Carlo Reita, director of technical marketing and strategy for nanoelectronics at Leti, explained the significance of the three pillars to eeNews Europe. And they are: novel devices, 3D stacking and novel computational architectures.
"One reason to research this is to support the high-performance computing mandate of our parent CEA. However, with 10MW data centers there is also an overwhelming need to reduce power consumption," said Reita. "IoT will have to go embedded with neural networks at 'leaf nodes' and power efficiency is important."
Roadmap links novel devices, 3D integration and novel computation. Source: Leti.
For now, fully-depleted silicon-on-insulator (FDSOI) is an important implementation technology. "About four years ago we let go of the FinFET and focused on planar FDSOI. Samsung has the 28nm FDSOI and Globalfoundries the 22nm and we're helping Globalfoundries move down to the 12nm node," Reita said.

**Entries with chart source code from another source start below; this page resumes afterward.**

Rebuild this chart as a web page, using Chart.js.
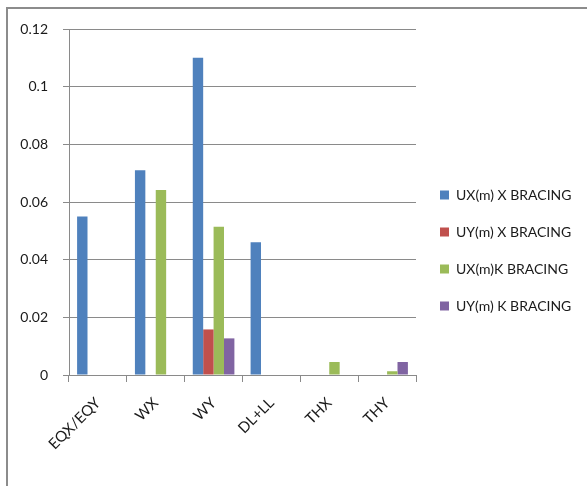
<!DOCTYPE html>
<html>
<head>
<meta charset="utf-8">
<script src="https://cdn.jsdelivr.net/npm/chart.js@4"></script>
<style>
  html, body { margin: 0; padding: 0; background: #fff; }
  body { width: 587px; height: 486px; overflow: hidden; position: relative; }
  #frame {
    position: absolute; left: 6px; top: 7px; width: 600px; height: 500px;
    border-left: 2px solid #8c8c8c; border-top: 2px solid #8c8c8c;
  }
  #wrap { position: absolute; left: 8px; top: 9px; width: 579px; height: 477px; }
</style>
</head>
<body>
<div id="frame"></div>
<div id="wrap"><canvas id="dispChart"></canvas></div>
<script>
// load cases on the x axis
const categories = ["EQX/EQY", "WX", "WY", "DL+LL", "THX", "THY"];

// displacements in metres for each bracing system
const uxXBracing = [0.055, 0.071, 0.110, 0.046, 0, 0];
const uyXBracing = [0, 0, 0.0158, 0, 0, 0];
const uxKBracing = [0, 0.0642, 0.0514, 0, 0.0045, 0.0013];
const uyKBracing = [0, 0, 0.0127, 0, 0, 0.0045];

const yTicks = [0, 0.02, 0.04, 0.06, 0.08, 0.1, 0.12];

const gridGrey = "#8a8a8a";
const font = { family: "Lato, sans-serif", size: 14 };

// fixed legend column width, nudged into place beside the plot
const legendBox = {
    id: "legendBox",
    afterInit(chart) {
        const fit = chart.legend.fit;
        chart.legend.fit = function () {
            fit.call(this);
            this.width = 171;
        };
    },
    afterLayout(chart) {
        chart.legend.left += 1;
        chart.legend.top -= 14;
    }
};

const ctx = document.querySelector("#dispChart").getContext("2d");

new Chart(ctx, {
    type: "bar",
    data: {
        labels: categories,
        datasets: [
            { label: "UX(m) X BRACING", data: uxXBracing, backgroundColor: "#4f81bd" },
            { label: "UY(m) X BRACING", data: uyXBracing, backgroundColor: "#c0504d" },
            { label: "UX(m)K BRACING", data: uxKBracing, backgroundColor: "#9bbb59" },
            { label: "UY(m) K BRACING", data: uyKBracing, backgroundColor: "#8064a2" }
        ]
    },
    plugins: [legendBox],
    options: {
        responsive: true,
        maintainAspectRatio: false,
        animation: false,
        layout: { padding: { top: 20, left: 0, right: 0, bottom: 0 } },
        datasets: {
            bar: { categoryPercentage: 0.72, barPercentage: 1.0 }
        },
        plugins: {
            tooltip: { enabled: false },
            legend: {
                position: "right",
                labels: {
                    color: "#1a1a1a",
                    font: font,
                    boxWidth: 9,
                    boxHeight: 9,
                    padding: 23
                }
            }
        },
        scales: {
            x: {
                afterFit: axis => { axis.height = 111; },
                grid: {
                    offset: true,
                    drawOnChartArea: false,
                    color: gridGrey,
                    tickLength: 7
                },
                border: { color: gridGrey },
                ticks: {
                    color: "#1a1a1a",
                    font: { family: font.family, size: 15 },
                    maxRotation: 45,
                    minRotation: 45,
                    padding: 12
                }
            },
            y: {
                min: 0,
                max: 0.12,
                afterFit: axis => {
                    axis.width = 61;
                    axis.paddingTop = 0;
                },
                afterBuildTicks: axis => {
                    axis.ticks = yTicks.map(v => ({ value: v }));
                },
                grid: { color: gridGrey, tickLength: 6 },
                border: { color: gridGrey },
                ticks: {
                    color: "#1a1a1a",
                    font: font,
                    padding: 15,
                    callback: v => String(+v.toFixed(2))
                }
            }
        }
    }
});
</script>
</body>
</html>
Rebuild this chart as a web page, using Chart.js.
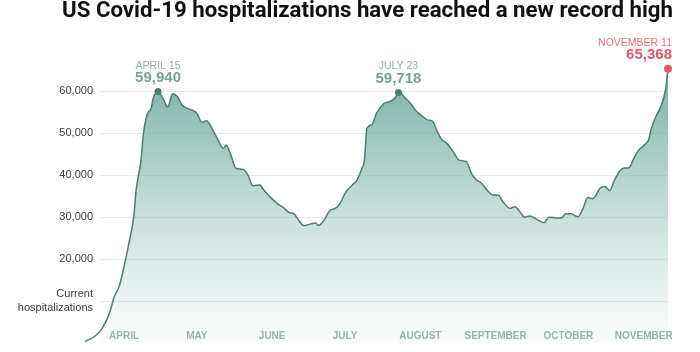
<!DOCTYPE html>
<html><head><meta charset="utf-8">
<script src="https://cdn.jsdelivr.net/npm/chart.js@4.4.1/dist/chart.umd.min.js"></script>
<style>
html,body{margin:0;padding:0;background:#fff;width:700px;height:352px;overflow:hidden}
#title{position:absolute;left:62px;top:-4px;margin:0;font:700 22px Roboto,"Liberation Sans",sans-serif;color:#111;white-space:nowrap;transform-origin:0 0;line-height:28px;z-index:2}
canvas{position:absolute;left:0;top:0}
</style></head><body>
<h1 id="title">US Covid-19 hospitalizations have reached a new record high</h1>
<canvas id="c" width="700" height="352"></canvas>
<script>
// day index counted from 1 March 2020 (1 April = 31)
const days = [
  15,19,22,25,27,29,31,33,35,36,
  38,39,41,42,43,45,47,49,51,53,
  55,59,61,63,65,66,69,72,73,75,
  77,80,82,84,87,88,91,94,97,99,
  101,103,105,108,110,111,113,116,118,120,
  122,125,127,129,130,131,133,135,138,141,
  143,144,147,149,151,154,156,158,160,162,
  164,167,169,172,174,176,178,181,183,185,
  187,190,192,194,196,198,200,204,206,209,
  211,213,215,218,220,222,224,225,227,229,
  231,233,235,237,239,241,243,246,247,248,
  250,252,254,255];
const hospitalized = [
  400,1600,3500,7100,11100,13500,18200,23800,30100,36500,
  43600,50000,55100,55600,58300,59940,58300,56300,59400,58700,
  56700,55500,54800,52600,53000,52400,49200,46400,47200,44800,
  41700,41400,40100,37500,37700,36900,34900,33300,32100,31100,
  30800,29200,28000,28400,28600,28000,29000,31700,32100,33300,
  35700,37700,38900,41700,43600,51200,52000,54800,57100,57700,
  58700,59718,58300,57100,55500,54000,53200,52900,50400,48400,
  47600,45200,43600,43200,40500,38900,38200,36100,35300,35300,
  33700,32100,32500,31300,30000,30300,29800,28700,30000,29800,
  29800,30800,30800,30100,32100,34700,34400,34900,36900,37300,
  36300,38900,40900,41700,41800,44100,46000,47600,48400,50800,
  54000,56300,60500,65368];
const monthTicks = [31,61,92,122,153,184,214,245];
const monthLabels = ['APRIL','MAY','JUNE','JULY','AUGUST','SEPTEMBER','OCTOBER','NOVEMBER'];
const yTicks = [10000,20000,30000,40000,50000,60000];
const yTickLabels = [['Current','hospitalizations'],'20,000','30,000','40,000','50,000','60,000'];
const highlightDays = [45,144,255];
const highlightLabels = ['APRIL 15','JULY 23','NOVEMBER 11'];
const xRange = [21.1, 255];

// fit title
const t = document.getElementById('title');
const tw = t.getBoundingClientRect().width;
t.style.transform = 'scaleX(' + (611 / tw) + ')';

const highlightIdx = highlightDays.map(d => days.indexOf(d));
const lastIdx = highlightIdx[highlightIdx.length - 1];
const TEAL = '#4c7d72';
const RED = '#e05a6a';
const FONT = '"Liberation Sans", Arial, sans-serif';

const annotate = {
  id: 'annotate',
  afterDatasetsDraw(chart) {
    const ctx = chart.ctx;
    const xs = chart.scales.x;
    // month labels, drawn just above the baseline like the original
    ctx.save();
    ctx.font = 'bold 10px ' + FONT;
    ctx.fillStyle = '#94b4ac';
    ctx.textAlign = 'center';
    ctx.textBaseline = 'middle';
    monthTicks.forEach((v, i) => {
      ctx.fillText(monthLabels[i], xs.getPixelForValue(v), chart.chartArea.bottom - 7);
    });
    ctx.restore();

    const meta = chart.getDatasetMeta(0);
    highlightIdx.forEach((idx, k) => {
      const pt = meta.data[idx];
      const isLast = idx === lastIdx;
      const x = isLast ? pt.x + 4 : pt.x;
      ctx.save();
      ctx.textAlign = isLast ? 'right' : 'center';
      ctx.textBaseline = 'middle';
      ctx.fillStyle = isLast ? '#e3717e' : '#8db3a9';
      ctx.font = '10.5px ' + FONT;
      ctx.fillText(highlightLabels[k], x, pt.y - 26);
      ctx.fillStyle = isLast ? '#d95a6b' : '#77a396';
      ctx.font = 'bold 15px ' + FONT;
      ctx.fillText(hospitalized[idx].toLocaleString('en-US'), x, pt.y - 14);
      ctx.restore();
    });
  }
};

new Chart(document.getElementById('c'), {
  type: 'line',
  data: {
    datasets: [{
      data: days.map((d, i) => ({x: d, y: hospitalized[i]})),
      borderColor: TEAL,
      borderWidth: 1.5,
      cubicInterpolationMode: 'monotone',
      clip: false,
      fill: 'origin',
      backgroundColor: (c) => {
        const a = c.chart.chartArea;
        if (!a) return 'rgba(90,150,135,0.5)';
        const g = c.chart.ctx.createLinearGradient(0, a.top, 0, a.bottom);
        g.addColorStop(0, 'rgba(92,160,146,0.86)');
        g.addColorStop(0.5, 'rgba(110,172,160,0.42)');
        g.addColorStop(1, 'rgba(130,185,175,0.03)');
        return g;
      },
      pointRadius: (c) => highlightIdx.includes(c.dataIndex) ? (c.dataIndex === lastIdx ? 4 : 3.5) : 0,
      pointHoverRadius: 0,
      pointBorderWidth: 0,
      pointBackgroundColor: (c) => c.dataIndex === lastIdx ? RED : TEAL
    }]
  },
  options: {
    responsive: false,
    animation: false,
    layout: {padding: {left: 0, right: 32, top: 62, bottom: 9}},
    plugins: {legend: {display: false}, tooltip: {enabled: false}},
    scales: {
      x: {
        type: 'linear',
        bounds: 'data',
        afterBuildTicks: (s) => { s.ticks = monthTicks.map(v => ({value: v})); s.min = xRange[0]; s.max = xRange[1]; },
        afterFit: (s) => { s.height = 0; s.paddingLeft = 0; s.paddingRight = 0; },
        grid: {display: false, drawTicks: false},
        border: {display: false},
        ticks: {display: false}
      },
      y: {
        min: 0,
        max: 67000,
        afterBuildTicks: (s) => { s.ticks = yTicks.map(v => ({value: v})); },
        afterFit: (s) => { s.width = 100; s.paddingTop = 0; s.paddingBottom = 0; },
        grid: {color: '#e8e8ea', lineWidth: 1, drawTicks: false},
        border: {display: false},
        ticks: {
          padding: 7,
          color: '#3c3c3c',
          font: {family: FONT, size: 11},
          callback: (v) => yTickLabels[yTicks.indexOf(v)]
        }
      }
    }
  },
  plugins: [annotate]
});
</script>
</body></html>
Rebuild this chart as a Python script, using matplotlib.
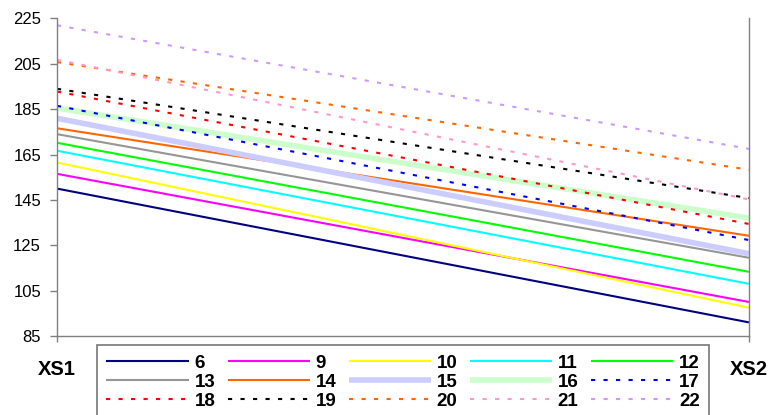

However, in the medium term Reita sees the differences between FinFET and FDSOI diminishing as both branches of transistor manufacture evolve to stacked horizontal nanowires with gate-all-around at 7nm and beyond. "FDSOI can scale to the 10nm node; that is a 20nm pitch and 10nm gate length; but both branches will have their issues. There are a lot of electrostatic issues." There are also reportedly issues with device aging and robustness under operation.
And such problems with 2D scaling, or at least with the cost implications of such 2D scaling is one of the reasons Leti has pursued 3D integration for many years and has its own approach called CoolCube. Rieta admits that 3D stacking – apart from some specialized exceptions such as 3D-NAND flash memory – has yet to find commercial traction.